Fernando Ribeiro disse...

Este poema faz-me lembrar a "Fala do Homem Nascido", de António Gedeão, e "Eu Sou Português Aqui", de José Fanha. Mas gosto mais deste. Gosto mesmo. Tem mais lirismo. Isto é poesia de primeira água.

António J. P. Costa disse...

Olá Camarada

Bom poema. Bem sentido!
Converte-o em prosa e di-lo numa peça de teatro.
Para quê escrever "poemas" se a prosa é tão rica.
Se não rima e a métrica falha, então vamos para a expressão das ideias que não é fácil e é sempre (muito) amadurecida antes de chegar ao papel.

Um Ab.
António J. P. Costa

Lúio Vieira disse...

Caro J. P. Costa,

Só agora (meados de Dezembro) li o teu comentário ao meu poema "À Noite o Silêncio Pesa-me".
Sugeres-me que o passe a teatro.
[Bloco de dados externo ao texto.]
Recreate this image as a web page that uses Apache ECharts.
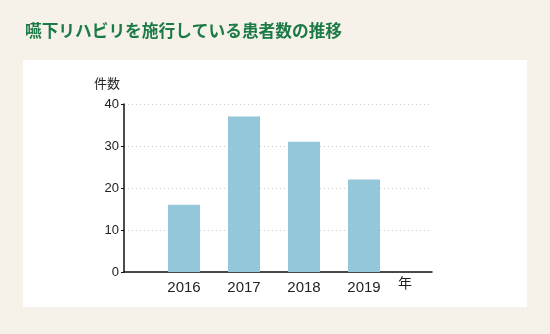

Mal sabes, meu Caro, que nos idos de 1980, publiquei aquela que considero a minha peça mais marcante - "ALDEIABRAVA" - na qual, pelas vozes das personagens que para ela criei, digo de mim, dos meus anseios, dom país que somos e do país que queríamos (que queremos!), e mais das coisas que aqui, neste poema,e agora neste alvor do século XXI, ainda nos atormentam.
Trata-se de uma peça que quase ganhou um concurso nacional (ficou em segundo lugar) e que só agora se prepara (espero bem) para surgir num palco de Lisboa (quem sabe se Cascais - e Cascais,no fenómeno do teatro em Portugal, é mais Lisboa do que Lisboa cidade).